Gov. Bentley said he visited Martin Luther King’s office downstairs from the sanctuary; when asked if he wanted to sit in his chair, he refused. I’m glad he did. As I’m glad he said Dr. King was one of the greatest men has ever lived in the United States and in the world. What the governor didn’t say was that his message, regardless of the importance of his presence at Dexter today, is quite different from the one of Dr. King. And I’m afraid no improvement in communication skills or public speaking will make it better.

Unfortunately, Gov. Bentley’s strain of Christianity admits only the saved ones in the graces of the Lord—and for all that matters, in the land of Alabama. This was not the message of Dr. King who was accepting of people of all races and religions. Dr. King was fighting for economic equality before he got shot. He wanted to eliminate poverty in the United States. He dreamed a dream that resonated since then throughout the entire world, still speaks to peoples of different upbringings and walks of life because of its universal message of peace, tolerance and solidarity. Dr. King rejected violence; like the vicious ones of the many killings and lynching and assassinations (too many) that occurred all over the South up until the 1990s (too recent), most of which are still, to this day, unsolved. Those martyrs who are remembered at the Civil Rights Memorial on Washington.

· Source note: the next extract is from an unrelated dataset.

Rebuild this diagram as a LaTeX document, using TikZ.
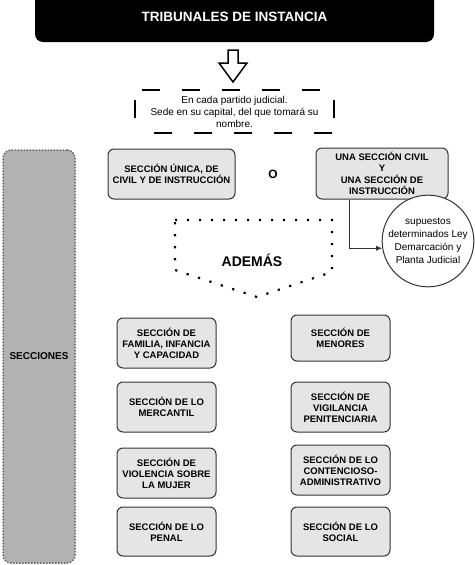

I understand that a message of unity is important for Alabamians; as an outsider, I want to believe that many people of goodwill have tried to heal social scars, perhaps through reconciliatory politics. Bentley said he will be the governor of all Alabamians. I doubt you can do that in a state where social inequality is so tangible.

I hope Gov. Bentley won’t forget the children of his state, their health and education. I hope he will be reminded, instead, that counties are different in Alabama and that different communities have different needs. Some definitely more urgent than others. They are not all the same as the governor suggested today, and his attention to them shouldn’t be equal. Because, as Dr. King wrote from a jail in Birmingham in 1963, “injustice anywhere is a threat to justice everywhere.” So it won’t be by protecting the privileges of the few (chosen Christians) that we’re making this state and the world a safer place.

As his first public appearance as Governor, Bentley did anything but impress me. The Black woman who was sitting next to me in church asked me if I could email her the pictures of the governor (she had forgotten her camera, she said), even offered me money for the photo. I hope Gov. Bentley won’t disappoint her too much after all.